Навестил Михаила Юрьевича Панова, моего сослуживца по Стройкомитету, заявился к нему, еще не сняв форму майора, с водкой и закуской. Жил Михаил Юрьевич там же — на углу Большой Никитской улицы и Кудринской площади, в том же старом двухэтажном особняке с широкой парадной лестницей, как и прежде, грязной, с теми же шатающимися перилами.

Мы обнялись, я смотрел на него — будто и не прошло тринадцати лет: такой же чуть старомодный, тот же тихий приятный голос, только пенсне сменил на очки.

С удовольствием прошелся по комнате со стрельчатыми окнами: шкафы и этажерки с книгами и альбомами, тот же письменный стол с баночками, тюбиками, кисточками. Однако кровать покрыта красивым покрывалом, над кроватью на стене коврик, на окнах — занавески. Кресло с высокой спинкой и продавленным сиденьем, на котором я когда-то любил сиживать, в чехле. И в самом облике Михаила Юрьевича что-то изменилось, я сразу не догадался, что именно, потом сообразил: выветрился холостяцкий дух. И действительно, он женился, дочке уже два года, живут они в Столешниковом переулке — там у жены большая комната, сюда он наведывается, когда есть время поработать со старыми книгами, страсть эта у него осталась.
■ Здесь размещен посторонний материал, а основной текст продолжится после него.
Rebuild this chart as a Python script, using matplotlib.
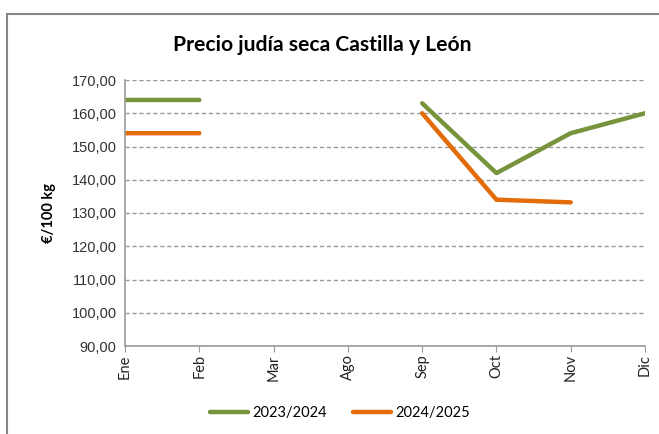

Мы выпили, закусили, вспомнили Стройкомитет, сослуживцев. Он сказал, что работает в Госплане СССР. Внимательно выслушал мою одиссею.

— Я звонил как-то твоей матери, она сказала, что тебя в Москве нет. По этому ответу, по ее голосу можно было догадаться, что произошло… Я рад, что ты сумел сохраниться, да еще такой бравый майор! А сейчас какие планы?

— Поеду в какую-нибудь деревню, буду писать повесть о своем детстве.

Он внимательно посмотрел на меня из-под стекол очков:

— Сбывается предсказание Зуева-Инсарова…

Помнит.

— А жить на что будешь?

— Инвалид войны. Получаю пенсию, небольшую, правда.

— Завидую, — он плеснул в свою рюмку еще водки. — Ты ведь знаешь, я сам надеялся что-то написать, да вот не смог вырваться из… как бы это тебе сказать… из жизни, что ли… — Скользнул взглядом по полкам с книгами. — Из своих привычек… А ты молодец, решился… Выйдет — не выйдет, важна попытка.

Он дал мне свои телефоны — служебный и в Столешниковом у жены:

— Позванивай.

Перед своим вояжем в Детгиз, в апреле сорок седьмого года, я позвонил маме, она сказала, что меня разыскивает Панов. Отзвонил Панову, он попросил по приезде в Москву зайти к нему.

После Детгиза я к нему зашел. Оказалось, Михаил Юрьевич с семьей уезжает на два года в Берлин, будет работать в советской администрации. И если я хочу, то могу на это время поселиться в его комнате, он получил на нее бронь.

— Будешь платить квартплату, за коммунальные услуги, ну, и, надеюсь, сохранишь мои книги и журналы, не пропьешь, не раздаришь.

Я распрощался с Кузьминками, переехал на Большую Никитскую и засел за роман о шоферах, название уже придумал: «Водители».


Дожидаясь решения Детгизом судьбы «Кортика», я носил рукопись в журнал «Пионер», в издательство «Молодая гвардия» и еще куда-то. Всюду одно и то же: «Редакционный портфель журнала на будущий год заполнен», «План издательства на ближайшие три года утвержден». Стандартная форма отказа. Истинную его причину высказал один рецензент, этакий упитанный, насмешливый господин:

— Вот тут у вас Журбин, старый большевик, где он теперь кукует?

Дал понять, что я пишу о временах забытых, о людях исчезнувших, никому не интересных. Говорил не энкавэдэшник, не тупой сталинист, а интеллигентный вроде бы человек, деятель литературы.

Так что надежду я связывал только с Детгизом. Прошло лето — ответа никакого. Позвонил я сам. Галина Владимировна Малькова сказала:

— Потерпите немного, люди в отпусках.

А мне не на что жить. Деньги кончились. Пенсию перестали платить.

— Почему не работаете? — спросили в собесе.